Normal, puisque les pauvres partaient de plus bas et qu’ils avaient, et ont toujours, plus de chemin à parcourir.
2. Ces mêmes économistes ont démontré de manière convaincante que le rattrapage aurait été plus rapide :
– si les pays riches – au premier rang desquels les États-Unis et l’Europe – ne l’avaient contrecarré par une aide insuffisante, inadéquate et mal ciblée, par des barrières douanières injustifiées et, surtout, par des subventions scandaleusement égoïstes à certaines de leurs productions, notamment agricoles ;
– si les gouvernements des pays pauvres et en voie de développement n’avaient eux-mêmes rendu presque impossibles les échanges commerciaux entre eux par des barrières douanières.

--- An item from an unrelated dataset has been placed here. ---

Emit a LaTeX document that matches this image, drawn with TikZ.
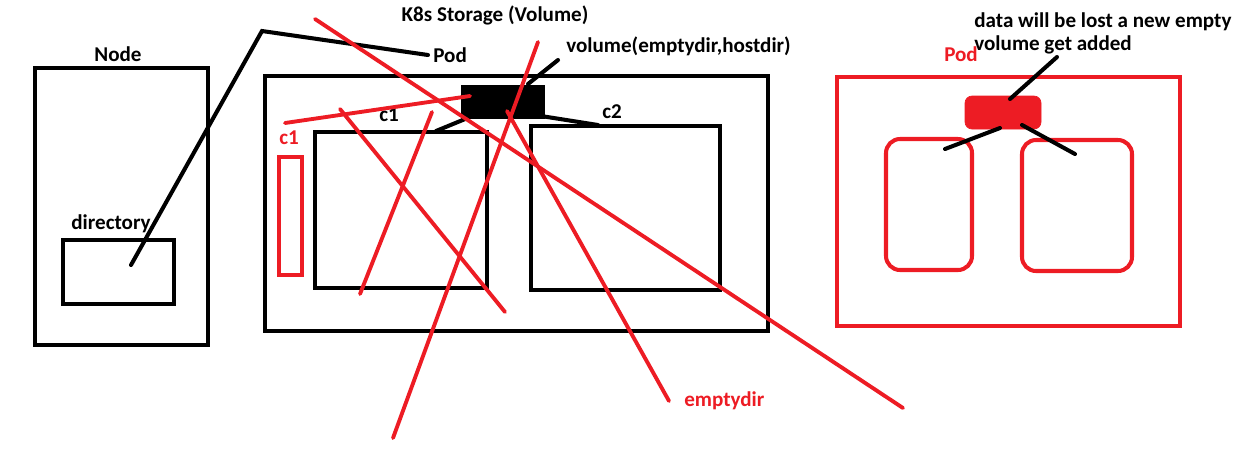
\documentclass[tikz,border=0pt]{standalone}
\usepackage{fontspec}
\setmainfont{Carlito}
\usepackage{tikz}
\usetikzlibrary{calc}
\usetikzlibrary{fit}

\definecolor{paintred}{RGB}{237,28,36}

\begin{document}
\begin{tikzpicture}[x=0.02cm,y=-0.02cm,
  font=\bfseries\fontsize{12}{13.4}\selectfont,
  box/.style={draw,line width=2.5pt,inner sep=0pt},
  redbox/.style={draw=paintred,line width=2.3pt,inner sep=0pt},
  link/.style={line width=2.3pt,line cap=round},
  cross/.style={draw=paintred,line width=2.2pt,line cap=round}]
\useasboundingbox (0,0) rectangle (1243,468);

% the node with its directory
\coordinate (N1) at (35,68);
\coordinate (N2) at (208,345);
\node[box,fit=(N1)(N2)] (node) {};
\node (nodelabel) at (118,54) {Node};
\coordinate (D1) at (63,240);
\coordinate (D2) at (174,304);
\node[box,fit=(D1)(D2)] (dir) {};
\node (dirlabel) at (111,224) {directory};

% k8s pod with the volume
\node (title) at (495,15) {K8s Storage (Volume)};
\coordinate (P1) at (265,76);
\coordinate (P2) at (768,331);
\node[box,fit=(P1)(P2)] (pod) {};
\coordinate (V1) at (463,87);
\coordinate (V2) at (543,117);
\node[box,fill=black,fit=(V1)(V2)] (vol) {};
\coordinate (A1) at (315,132);
\coordinate (A2) at (487,288);
\node[box,fit=(A1)(A2)] (cone) {};
\node (conelabel) at (389,115) {c1};
\coordinate (B1) at (531,126);
\coordinate (B2) at (720,290);
\node[box,fit=(B1)(B2)] (ctwo) {};
\node (ctwolabel) at (612,112) {c2};
\node[anchor=west,inner sep=0pt] (podlabel) at (433,55) {Pod};
\node[anchor=west,inner sep=0pt] (vollabel) at (566,46) {volume(emptydir,hostdir)};

\coordinate (dirend) at (131,265);
\coordinate (bend) at (262,31);
\coordinate (podend) at (428,55);
\draw[link] (dirend)--(bend)--(podend);
\coordinate (c1top) at (436,131);
\coordinate (vleft) at (470,117);
\coordinate (vright) at (541,116);
\coordinate (c2top) at (598,125);
\coordinate (vtop) at (528,84);
\coordinate (vlab) at (558,60);
\draw[link] (c1top)--(vleft);
\draw[link] (vright)--(c2top);
\draw[link] (vtop)--(vlab);

% red container and the crossing out
\coordinate (R1) at (279,157);
\coordinate (R2) at (302,275);
\node[redbox,fit=(R1)(R2)] (redc) {};
\node[text=paintred] (redclabel) at (289,138) {c1};
\coordinate (s1a) at (315,19);
\coordinate (s1b) at (903,408);
\coordinate (s2a) at (285,123);
\coordinate (s2b) at (470,96);
\coordinate (s3a) at (340,109);
\coordinate (s3b) at (505,312);
\coordinate (s4a) at (432,112);
\coordinate (s4b) at (360,294);
\coordinate (s5a) at (538,42);
\coordinate (s5b) at (393,438);
\coordinate (s6a) at (507,111);
\coordinate (s6b) at (669,401);
\draw[cross] (s1a)--(s1b);
\draw[cross] (s2a)--(s2b);
\draw[cross] (s3a)--(s3b);
\draw[cross] (s4a)--(s4b);
\draw[cross] (s5a)--(s5b);
\draw[cross] (s6a)--(s6b);
\node[text=paintred,anchor=west,inner sep=0pt] (emptylabel) at (684,401) {emptydir};

% new pod
\coordinate (Q1) at (837,77);
\coordinate (Q2) at (1180,326);
\node[redbox,fit=(Q1)(Q2)] (newpod) {};
\node[text=paintred] (newpodlabel) at (961,54) {Pod};
\coordinate (W1) at (965,96);
\coordinate (W2) at (1041,129);
\node[draw=paintred,fill=paintred,inner sep=0pt,rounded corners=4pt,fit=(W1)(W2)] (newvol) {};
\coordinate (L1) at (886,139);
\coordinate (L2) at (972,270);
\node[redbox,rounded corners=8pt,fit=(L1)(L2)] (leftc) {};
\coordinate (M1) at (1022,140);
\coordinate (M2) at (1132,271);
\node[redbox,rounded corners=8pt,fit=(M1)(M2)] (rightc) {};
\node[anchor=north west,align=left,inner sep=0pt] (note) at (974,12) {data will be lost a new empty\\volume get added};
\coordinate (nvtop) at (1010,99);
\coordinate (notend) at (1057,57);
\coordinate (nvl) at (1000,128);
\coordinate (lend) at (945,149);
\coordinate (nvr) at (1022,125);
\coordinate (rend) at (1075,154);
\draw[link] (nvtop)--(notend);
\draw[link] (nvl)--(lend);
\draw[link] (nvr)--(rend);

\end{tikzpicture}
\end{document}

En outre, comme pour aggraver leur cas, ces gouvernements n’ont pas su doter leurs pays du cadre juridique (et des institutions) qui donne la stabilité et la sécurité indispensables aux investissements (intérieurs et extérieurs).
Et ils ont consacré trop d’argent à des projets non viables ou aux dépenses militaires.
Au détriment de l’éducation et de la santé.
« L’argent n’a pas d’odeur. Mais la pauvreté en a », a dit quelqu’un sous forme d’aphorisme.
La première assertion n’est pas exacte, car, on le sait désormais, l’argent a une odeur : celle d’où il vient, de son cheminement, de la manière dont il a été acquis, de celui ou celle qui abuse du pouvoir qu’il donne.
Quant à la pauvreté, elle a l’odeur de la misère qu’elle engendre, de la mauvaise santé, de l’analphabétisme dans lesquels elle emprisonne ses proies.
Conclusion : l’argent ne fait certes pas le bonheur, mais sans argent, le bonheur et, en tout cas, le progrès, l’épanouissement d’un individu, le développement d’un pays ou d’une entreprise sont impossibles. En outre, sans argent ou avec trop peu d’argent, il est difficile à un individu ou à un pays de préserver sa dignité.
En un mot comme en mille, pour se réaliser, une personne, un pays ou une entreprise n’ont pas besoin d’être riches, mais il leur faut cesser d’être pauvres.